Some people say innovation is dead in America, but NASA is always looking for innovative ways to extract more money from the taxpayers. The Wall Street Journal reports on some of their innovations in using our tax dollars to persuade us to give them even more of those tax dollars:

In William Forstchen’s new science fiction novel, “Pillar to the Sky,” there are no evil cyborgs, alien invasions or time travel calamities. The threat to humanity is far more pedestrian: tightfisted bureaucrats who have slashed NASA’s budget.


The novel is the first in a new series of “NASA-Inspired Works of Fiction,” which grew out of a collaboration between the National Aeronautics and Space Administration and science fiction publisher Tor. The partnership pairs up novelists with NASA scientists and engineers, who help writers develop scientifically plausible story lines and spot-check manuscripts for technical errors.


The plot of Mr. Forstchen’s novel hinges on a multibillion-dollar effort to build a 23,000-mile-high space elevator—a quest threatened by budget cuts and stingy congressmen.…


It isn’t the first time NASA has ventured into pop culture. NASA has commissioned art work celebrating its accomplishments from luminaries like Norman Rockwell and Andy Warhol. …


Some see NASA’s involvement in movies, music and books as an attempt to subtly shape public opinion about its programs.


“Getting a message across embedded in a narrative rather than as an overt ad or press release is a subtle way of trying to influence people’s minds,” says Charles Seife, author of “Decoding the Universe,” who has written about NASA’s efforts to rebrand itself. “It makes me worry about propaganda.”

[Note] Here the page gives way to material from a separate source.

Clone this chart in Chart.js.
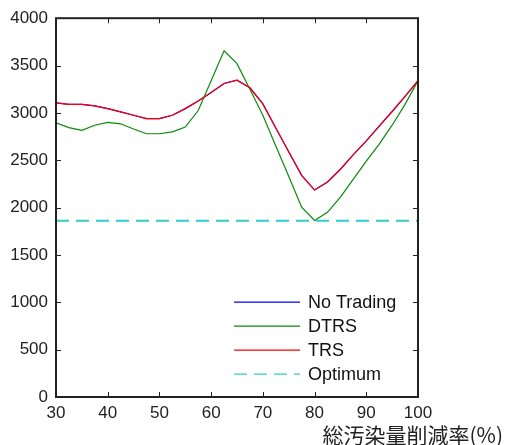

Lobbying with taxpayers’ money isn’t new. But as Thomas Jefferson wrote in the Virginia Statute of Religious Liberty: “To compel a man to furnish contributions of money for the propagation of opinions which he disbelieves is sinful and tyrannical.” To compel him to furnish contributions of money to petition his elected officials to demand more contributions from him just adds insult to injury.